### Task statement
Reproduce, word for word, only the lines from the one containing "Write a component" through the one containing "import * as", both included.
*** Data in this exercise ***
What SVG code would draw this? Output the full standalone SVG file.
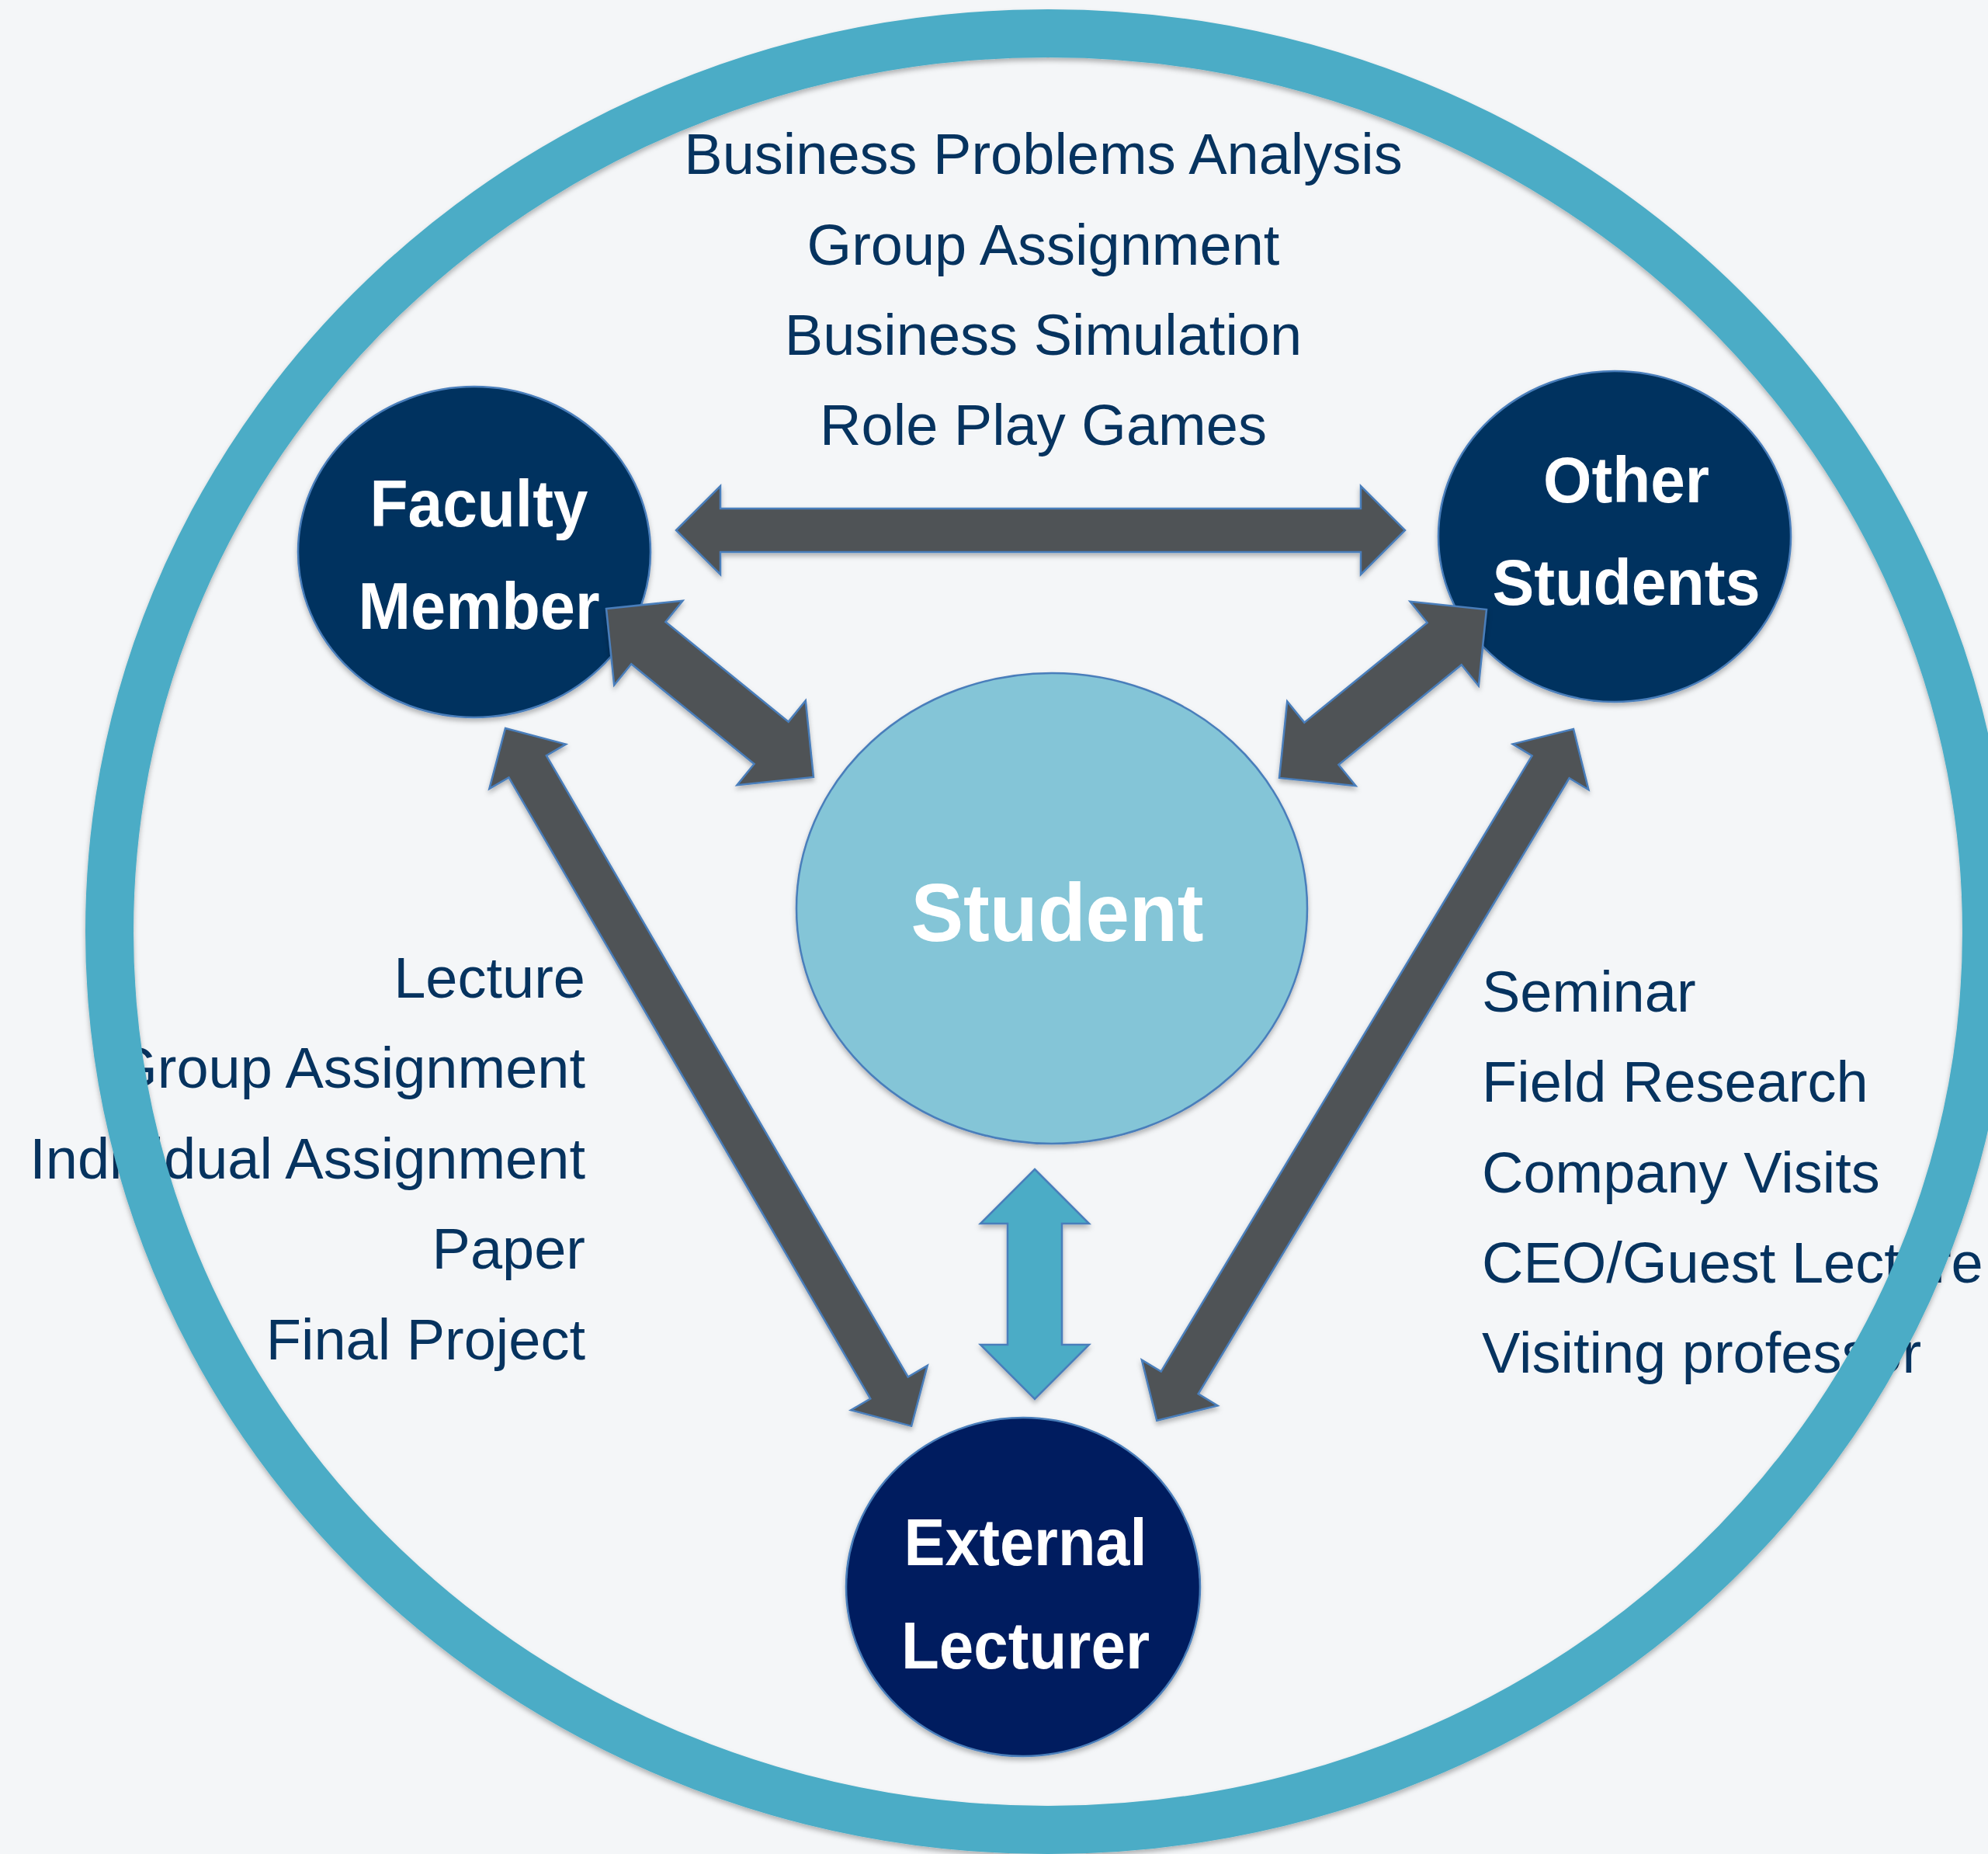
***
*** Data in this exercise ***
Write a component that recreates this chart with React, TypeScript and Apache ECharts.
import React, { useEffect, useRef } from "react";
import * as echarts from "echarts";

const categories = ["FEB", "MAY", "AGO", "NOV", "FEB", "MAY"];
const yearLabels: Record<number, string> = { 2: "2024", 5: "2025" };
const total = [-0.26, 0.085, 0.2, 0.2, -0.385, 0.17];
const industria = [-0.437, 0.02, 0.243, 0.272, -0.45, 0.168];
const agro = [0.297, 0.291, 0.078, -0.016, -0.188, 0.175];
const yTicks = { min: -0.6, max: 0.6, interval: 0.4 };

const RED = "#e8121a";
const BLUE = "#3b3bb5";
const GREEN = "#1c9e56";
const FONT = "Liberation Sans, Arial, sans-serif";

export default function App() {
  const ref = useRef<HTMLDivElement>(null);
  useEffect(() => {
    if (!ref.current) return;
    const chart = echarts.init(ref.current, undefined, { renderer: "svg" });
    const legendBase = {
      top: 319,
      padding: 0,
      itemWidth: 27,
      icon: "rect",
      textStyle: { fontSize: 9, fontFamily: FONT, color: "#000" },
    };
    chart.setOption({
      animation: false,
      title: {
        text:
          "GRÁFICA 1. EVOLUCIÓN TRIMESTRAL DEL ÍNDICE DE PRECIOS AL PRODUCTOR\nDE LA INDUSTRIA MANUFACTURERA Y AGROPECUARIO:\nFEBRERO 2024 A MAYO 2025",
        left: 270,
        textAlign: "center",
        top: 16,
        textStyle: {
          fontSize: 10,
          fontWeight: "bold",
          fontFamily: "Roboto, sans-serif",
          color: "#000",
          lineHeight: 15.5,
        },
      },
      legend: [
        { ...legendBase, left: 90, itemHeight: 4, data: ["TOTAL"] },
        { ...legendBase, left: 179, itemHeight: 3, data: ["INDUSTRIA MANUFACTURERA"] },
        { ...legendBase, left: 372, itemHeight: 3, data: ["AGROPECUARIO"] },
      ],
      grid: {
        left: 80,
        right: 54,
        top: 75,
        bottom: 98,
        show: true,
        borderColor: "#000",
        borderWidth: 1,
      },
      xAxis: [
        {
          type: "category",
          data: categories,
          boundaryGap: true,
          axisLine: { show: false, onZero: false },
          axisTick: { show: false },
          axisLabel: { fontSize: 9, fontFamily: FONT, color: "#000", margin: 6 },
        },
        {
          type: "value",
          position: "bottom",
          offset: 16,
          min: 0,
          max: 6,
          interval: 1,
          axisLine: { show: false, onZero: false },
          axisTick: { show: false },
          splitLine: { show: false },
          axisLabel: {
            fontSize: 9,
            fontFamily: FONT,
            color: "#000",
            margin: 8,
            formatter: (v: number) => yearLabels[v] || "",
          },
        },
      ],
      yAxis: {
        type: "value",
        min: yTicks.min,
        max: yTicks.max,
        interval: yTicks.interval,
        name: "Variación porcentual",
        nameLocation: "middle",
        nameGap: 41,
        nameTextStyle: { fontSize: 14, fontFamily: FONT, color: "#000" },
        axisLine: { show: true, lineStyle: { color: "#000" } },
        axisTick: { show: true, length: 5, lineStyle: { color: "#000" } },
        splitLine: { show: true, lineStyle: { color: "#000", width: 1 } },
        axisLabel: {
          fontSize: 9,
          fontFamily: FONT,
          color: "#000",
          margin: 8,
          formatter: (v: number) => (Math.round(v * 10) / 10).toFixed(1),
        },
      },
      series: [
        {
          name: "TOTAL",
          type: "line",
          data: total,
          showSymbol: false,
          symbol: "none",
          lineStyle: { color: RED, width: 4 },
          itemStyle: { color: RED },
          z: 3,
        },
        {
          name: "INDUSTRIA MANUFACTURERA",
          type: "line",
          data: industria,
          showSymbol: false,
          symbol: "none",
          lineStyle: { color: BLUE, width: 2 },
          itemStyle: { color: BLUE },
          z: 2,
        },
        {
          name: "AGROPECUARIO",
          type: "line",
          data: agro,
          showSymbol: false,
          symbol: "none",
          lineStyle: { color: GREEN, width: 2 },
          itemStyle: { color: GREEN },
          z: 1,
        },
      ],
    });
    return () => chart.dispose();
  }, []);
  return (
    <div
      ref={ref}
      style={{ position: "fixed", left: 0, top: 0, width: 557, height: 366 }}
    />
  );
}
***
### Solution to the exercise
Write a component that recreates this chart with React, TypeScript and Apache ECharts.
import React, { useEffect, useRef } from "react";
import * as echarts from "echarts";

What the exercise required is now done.